Two of the songs were recorded separately form the Rockfield sessions. The penultimate track: ‘Terminal Crash Fear’ recorded in LeMons and produced by Richard Jackson of Novocaine, and ‘Pig Valentine’, produced by Jon Langford who showed up at the studio with a crate of wine and a Vox amp. That was the most alcohol fuelled session I can ever remember. In fact, I can’t even remember recording it, but I must have been there I suppose.
Occasionally, I’ll hear a track on the radio and think it still sounds exciting and like we recorded it yesterday. The danger of recording is in the opportunity to make something perfect, there’s no surer way of killing an idea than working it to death. I recently read an article by the crime writer James Lee Burke who quoted Jack Kerouac as saying, ‘Your art is the Holy Ghost blowing through your soul.’ I like that quote because I think it highlights the difference between the revelation and the realisation – or the art and the craft.
Ideas don’t come easy, but you always have the craft [realisation] which you can apply to the art [revelation]. In other words, recognise the gift when it’s offered to you but also understand that your part of the bargain is putting the graft in.

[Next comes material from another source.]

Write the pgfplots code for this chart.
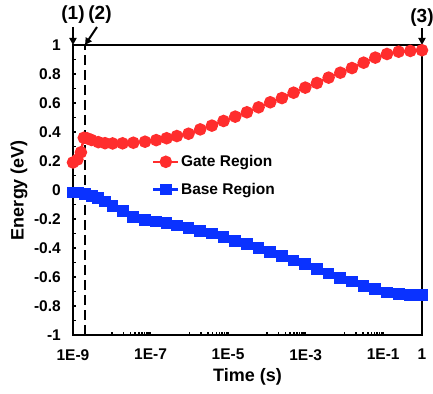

Making music can be scary but you have to trust your intuition. You don’t need to stare at the visual representation of pro tools on a computer screen to tell if something’s out of time or out of tune, you just need to listen and respond. The Big 3 was originally released in January 1996 and then rereleased in 2015 with a John Peel session and some B sides. We’re forever grateful to everyone and anyone who still listens to the record after all these years. Thank you.